## CHALLENGE
From the listing that follows, output everything exactly except the pictures.

## DATASET CONTENT
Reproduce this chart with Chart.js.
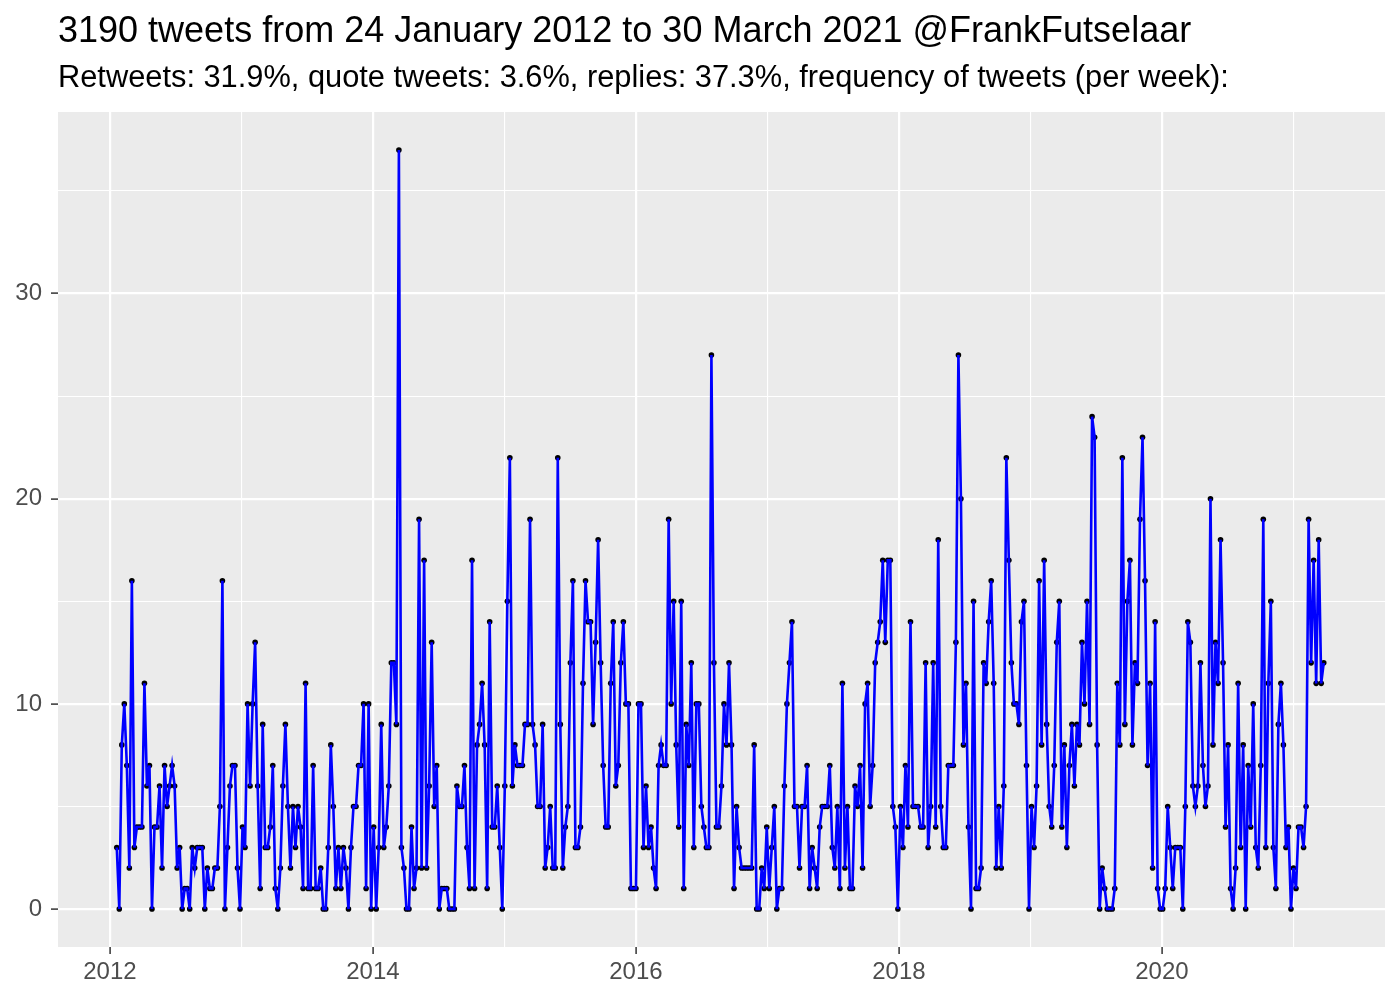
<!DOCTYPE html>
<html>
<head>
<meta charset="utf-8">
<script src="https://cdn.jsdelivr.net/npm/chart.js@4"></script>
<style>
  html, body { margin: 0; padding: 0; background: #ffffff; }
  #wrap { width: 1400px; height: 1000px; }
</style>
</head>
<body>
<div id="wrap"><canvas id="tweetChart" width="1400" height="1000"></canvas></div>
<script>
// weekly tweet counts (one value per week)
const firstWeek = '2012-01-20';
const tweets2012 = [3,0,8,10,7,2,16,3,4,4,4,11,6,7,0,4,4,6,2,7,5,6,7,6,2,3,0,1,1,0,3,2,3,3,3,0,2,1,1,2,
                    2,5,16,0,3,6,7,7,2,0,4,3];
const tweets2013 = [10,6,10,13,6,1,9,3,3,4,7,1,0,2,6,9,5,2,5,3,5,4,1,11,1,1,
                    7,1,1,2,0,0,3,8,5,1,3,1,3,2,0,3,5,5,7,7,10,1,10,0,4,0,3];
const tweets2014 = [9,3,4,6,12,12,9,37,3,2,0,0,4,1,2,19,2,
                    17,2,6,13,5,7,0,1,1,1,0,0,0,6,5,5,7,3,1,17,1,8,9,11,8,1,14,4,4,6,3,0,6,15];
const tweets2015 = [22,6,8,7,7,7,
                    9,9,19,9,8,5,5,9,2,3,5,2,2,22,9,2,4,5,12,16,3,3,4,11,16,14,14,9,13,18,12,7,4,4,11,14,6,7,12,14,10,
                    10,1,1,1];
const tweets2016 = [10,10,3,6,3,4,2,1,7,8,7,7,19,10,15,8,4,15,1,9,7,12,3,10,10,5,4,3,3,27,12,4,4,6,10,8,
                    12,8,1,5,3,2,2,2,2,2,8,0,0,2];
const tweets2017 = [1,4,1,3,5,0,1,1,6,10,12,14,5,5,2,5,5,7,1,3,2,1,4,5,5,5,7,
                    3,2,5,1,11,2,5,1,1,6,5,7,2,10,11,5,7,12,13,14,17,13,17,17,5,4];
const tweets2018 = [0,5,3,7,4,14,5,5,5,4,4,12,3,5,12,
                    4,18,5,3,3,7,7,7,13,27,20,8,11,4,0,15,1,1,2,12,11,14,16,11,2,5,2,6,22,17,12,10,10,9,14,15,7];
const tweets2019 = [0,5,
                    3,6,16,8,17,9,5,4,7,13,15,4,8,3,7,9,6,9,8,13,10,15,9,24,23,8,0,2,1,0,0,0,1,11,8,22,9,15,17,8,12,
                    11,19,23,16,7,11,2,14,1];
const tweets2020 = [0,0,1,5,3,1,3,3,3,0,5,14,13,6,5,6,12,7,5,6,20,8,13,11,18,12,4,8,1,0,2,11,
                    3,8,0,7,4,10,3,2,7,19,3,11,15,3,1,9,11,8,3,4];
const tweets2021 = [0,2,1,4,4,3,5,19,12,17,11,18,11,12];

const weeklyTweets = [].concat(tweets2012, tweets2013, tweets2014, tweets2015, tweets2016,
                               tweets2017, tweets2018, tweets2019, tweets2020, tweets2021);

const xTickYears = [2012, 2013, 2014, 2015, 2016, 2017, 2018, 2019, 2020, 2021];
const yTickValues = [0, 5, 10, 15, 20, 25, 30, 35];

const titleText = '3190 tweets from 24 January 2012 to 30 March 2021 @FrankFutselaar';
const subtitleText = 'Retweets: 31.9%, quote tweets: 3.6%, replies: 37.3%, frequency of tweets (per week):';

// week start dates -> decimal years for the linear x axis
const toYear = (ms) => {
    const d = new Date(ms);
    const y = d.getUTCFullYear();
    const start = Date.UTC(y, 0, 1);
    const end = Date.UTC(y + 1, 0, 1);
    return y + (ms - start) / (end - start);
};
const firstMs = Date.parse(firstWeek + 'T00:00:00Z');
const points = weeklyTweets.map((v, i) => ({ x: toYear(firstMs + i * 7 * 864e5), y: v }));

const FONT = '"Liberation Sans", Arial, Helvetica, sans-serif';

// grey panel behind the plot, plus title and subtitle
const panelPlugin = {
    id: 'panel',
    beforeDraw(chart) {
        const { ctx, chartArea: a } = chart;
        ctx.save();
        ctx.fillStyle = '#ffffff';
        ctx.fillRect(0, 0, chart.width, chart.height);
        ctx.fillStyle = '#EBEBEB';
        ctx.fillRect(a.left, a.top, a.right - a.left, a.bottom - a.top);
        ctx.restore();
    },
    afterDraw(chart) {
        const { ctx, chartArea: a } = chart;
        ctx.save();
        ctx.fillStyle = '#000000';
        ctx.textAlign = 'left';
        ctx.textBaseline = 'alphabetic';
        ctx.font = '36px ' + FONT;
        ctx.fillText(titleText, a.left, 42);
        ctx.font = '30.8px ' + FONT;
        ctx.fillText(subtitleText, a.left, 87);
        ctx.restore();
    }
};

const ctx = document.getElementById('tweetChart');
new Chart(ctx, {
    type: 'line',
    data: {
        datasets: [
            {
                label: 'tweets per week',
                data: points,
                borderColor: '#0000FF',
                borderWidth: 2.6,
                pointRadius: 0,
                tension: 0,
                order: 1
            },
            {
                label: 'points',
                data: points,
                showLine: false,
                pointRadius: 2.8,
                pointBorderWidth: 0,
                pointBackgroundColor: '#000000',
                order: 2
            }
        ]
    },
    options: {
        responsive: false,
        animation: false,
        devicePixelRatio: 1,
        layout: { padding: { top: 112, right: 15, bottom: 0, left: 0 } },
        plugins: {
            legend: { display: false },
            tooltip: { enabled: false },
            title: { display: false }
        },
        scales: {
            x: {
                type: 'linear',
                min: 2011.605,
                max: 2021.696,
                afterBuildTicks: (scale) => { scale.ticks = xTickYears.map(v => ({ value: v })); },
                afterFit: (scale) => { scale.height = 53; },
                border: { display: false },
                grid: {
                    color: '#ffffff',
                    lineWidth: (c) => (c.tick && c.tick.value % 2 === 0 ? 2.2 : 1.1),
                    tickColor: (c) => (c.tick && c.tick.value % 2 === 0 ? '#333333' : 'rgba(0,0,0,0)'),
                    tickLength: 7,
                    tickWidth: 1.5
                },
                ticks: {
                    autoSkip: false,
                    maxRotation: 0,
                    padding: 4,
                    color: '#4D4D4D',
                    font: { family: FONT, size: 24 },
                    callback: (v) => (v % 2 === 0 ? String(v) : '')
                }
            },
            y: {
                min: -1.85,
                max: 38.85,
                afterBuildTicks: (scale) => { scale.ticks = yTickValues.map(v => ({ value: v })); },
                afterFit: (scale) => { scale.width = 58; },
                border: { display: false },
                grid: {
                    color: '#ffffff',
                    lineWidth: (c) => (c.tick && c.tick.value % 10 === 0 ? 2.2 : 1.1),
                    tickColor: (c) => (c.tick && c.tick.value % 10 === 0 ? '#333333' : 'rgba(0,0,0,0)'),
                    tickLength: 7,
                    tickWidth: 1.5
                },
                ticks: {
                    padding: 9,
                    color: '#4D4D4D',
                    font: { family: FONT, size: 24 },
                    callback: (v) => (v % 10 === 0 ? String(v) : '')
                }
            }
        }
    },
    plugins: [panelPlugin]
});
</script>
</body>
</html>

## SOLUTION FOR THIS EXERCISE
Reproduce this chart with Chart.js.
<!DOCTYPE html>
<html>
<head>
<meta charset="utf-8">
<script src="https://cdn.jsdelivr.net/npm/chart.js@4"></script>
<style>
  html, body { margin: 0; padding: 0; background: #ffffff; }
  #wrap { width: 1400px; height: 1000px; }
</style>
</head>
<body>
<div id="wrap"><canvas id="tweetChart" width="1400" height="1000"></canvas></div>
<script>
// weekly tweet counts (one value per week)
const firstWeek = '2012-01-20';
const tweets2012 = [3,0,8,10,7,2,16,3,4,4,4,11,6,7,0,4,4,6,2,7,5,6,7,6,2,3,0,1,1,0,3,2,3,3,3,0,2,1,1,2,
                    2,5,16,0,3,6,7,7,2,0,4,3];
const tweets2013 = [10,6,10,13,6,1,9,3,3,4,7,1,0,2,6,9,5,2,5,3,5,4,1,11,1,1,
                    7,1,1,2,0,0,3,8,5,1,3,1,3,2,0,3,5,5,7,7,10,1,10,0,4,0,3];
const tweets2014 = [9,3,4,6,12,12,9,37,3,2,0,0,4,1,2,19,2,
                    17,2,6,13,5,7,0,1,1,1,0,0,0,6,5,5,7,3,1,17,1,8,9,11,8,1,14,4,4,6,3,0,6,15];
const tweets2015 = [22,6,8,7,7,7,
                    9,9,19,9,8,5,5,9,2,3,5,2,2,22,9,2,4,5,12,16,3,3,4,11,16,14,14,9,13,18,12,7,4,4,11,14,6,7,12,14,10,
                    10,1,1,1];
const tweets2016 = [10,10,3,6,3,4,2,1,7,8,7,7,19,10,15,8,4,15,1,9,7,12,3,10,10,5,4,3,3,27,12,4,4,6,10,8,
                    12,8,1,5,3,2,2,2,2,2,8,0,0,2];
const tweets2017 = [1,4,1,3,5,0,1,1,6,10,12,14,5,5,2,5,5,7,1,3,2,1,4,5,5,5,7,
                    3,2,5,1,11,2,5,1,1,6,5,7,2,10,11,5,7,12,13,14,17,13,17,17,5,4];
const tweets2018 = [0,5,3,7,4,14,5,5,5,4,4,12,3,5,12,
                    4,18,5,3,3,7,7,7,13,27,20,8,11,4,0,15,1,1,2,12,11,14,16,11,2,5,2,6,22,17,12,10,10,9,14,15,7];
const tweets2019 = [0,5,
                    3,6,16,8,17,9,5,4,7,13,15,4,8,3,7,9,6,9,8,13,10,15,9,24,23,8,0,2,1,0,0,0,1,11,8,22,9,15,17,8,12,
                    11,19,23,16,7,11,2,14,1];
const tweets2020 = [0,0,1,5,3,1,3,3,3,0,5,14,13,6,5,6,12,7,5,6,20,8,13,11,18,12,4,8,1,0,2,11,
                    3,8,0,7,4,10,3,2,7,19,3,11,15,3,1,9,11,8,3,4];
const tweets2021 = [0,2,1,4,4,3,5,19,12,17,11,18,11,12];

const weeklyTweets = [].concat(tweets2012, tweets2013, tweets2014, tweets2015, tweets2016,
                               tweets2017, tweets2018, tweets2019, tweets2020, tweets2021);

const xTickYears = [2012, 2013, 2014, 2015, 2016, 2017, 2018, 2019, 2020, 2021];
const yTickValues = [0, 5, 10, 15, 20, 25, 30, 35];

const titleText = '3190 tweets from 24 January 2012 to 30 March 2021 @FrankFutselaar';
const subtitleText = 'Retweets: 31.9%, quote tweets: 3.6%, replies: 37.3%, frequency of tweets (per week):';

// week start dates -> decimal years for the linear x axis
const toYear = (ms) => {
    const d = new Date(ms);
    const y = d.getUTCFullYear();
    const start = Date.UTC(y, 0, 1);
    const end = Date.UTC(y + 1, 0, 1);
    return y + (ms - start) / (end - start);
};
const firstMs = Date.parse(firstWeek + 'T00:00:00Z');
const points = weeklyTweets.map((v, i) => ({ x: toYear(firstMs + i * 7 * 864e5), y: v }));

const FONT = '"Liberation Sans", Arial, Helvetica, sans-serif';

// grey panel behind the plot, plus title and subtitle
const panelPlugin = {
    id: 'panel',
    beforeDraw(chart) {
        const { ctx, chartArea: a } = chart;
        ctx.save();
        ctx.fillStyle = '#ffffff';
        ctx.fillRect(0, 0, chart.width, chart.height);
        ctx.fillStyle = '#EBEBEB';
        ctx.fillRect(a.left, a.top, a.right - a.left, a.bottom - a.top);
        ctx.restore();
    },
    afterDraw(chart) {
        const { ctx, chartArea: a } = chart;
        ctx.save();
        ctx.fillStyle = '#000000';
        ctx.textAlign = 'left';
        ctx.textBaseline = 'alphabetic';
        ctx.font = '36px ' + FONT;
        ctx.fillText(titleText, a.left, 42);
        ctx.font = '30.8px ' + FONT;
        ctx.fillText(subtitleText, a.left, 87);
        ctx.restore();
    }
};

const ctx = document.getElementById('tweetChart');
new Chart(ctx, {
    type: 'line',
    data: {
        datasets: [
            {
                label: 'tweets per week',
                data: points,
                borderColor: '#0000FF',
                borderWidth: 2.6,
                pointRadius: 0,
                tension: 0,
                order: 1
            },
            {
                label: 'points',
                data: points,
                showLine: false,
                pointRadius: 2.8,
                pointBorderWidth: 0,
                pointBackgroundColor: '#000000',
                order: 2
            }
        ]
    },
    options: {
        responsive: false,
        animation: false,
        devicePixelRatio: 1,
        layout: { padding: { top: 112, right: 15, bottom: 0, left: 0 } },
        plugins: {
            legend: { display: false },
            tooltip: { enabled: false },
            title: { display: false }
        },
        scales: {
            x: {
                type: 'linear',
                min: 2011.605,
                max: 2021.696,
                afterBuildTicks: (scale) => { scale.ticks = xTickYears.map(v => ({ value: v })); },
                afterFit: (scale) => { scale.height = 53; },
                border: { display: false },
                grid: {
                    color: '#ffffff',
                    lineWidth: (c) => (c.tick && c.tick.value % 2 === 0 ? 2.2 : 1.1),
                    tickColor: (c) => (c.tick && c.tick.value % 2 === 0 ? '#333333' : 'rgba(0,0,0,0)'),
                    tickLength: 7,
                    tickWidth: 1.5
                },
                ticks: {
                    autoSkip: false,
                    maxRotation: 0,
                    padding: 4,
                    color: '#4D4D4D',
                    font: { family: FONT, size: 24 },
                    callback: (v) => (v % 2 === 0 ? String(v) : '')
                }
            },
            y: {
                min: -1.85,
                max: 38.85,
                afterBuildTicks: (scale) => { scale.ticks = yTickValues.map(v => ({ value: v })); },
                afterFit: (scale) => { scale.width = 58; },
                border: { display: false },
                grid: {
                    color: '#ffffff',
                    lineWidth: (c) => (c.tick && c.tick.value % 10 === 0 ? 2.2 : 1.1),
                    tickColor: (c) => (c.tick && c.tick.value % 10 === 0 ? '#333333' : 'rgba(0,0,0,0)'),
                    tickLength: 7,
                    tickWidth: 1.5
                },
                ticks: {
                    padding: 9,
                    color: '#4D4D4D',
                    font: { family: FONT, size: 24 },
                    callback: (v) => (v % 10 === 0 ? String(v) : '')
                }
            }
        }
    },
    plugins: [panelPlugin]
});
</script>
</body>
</html>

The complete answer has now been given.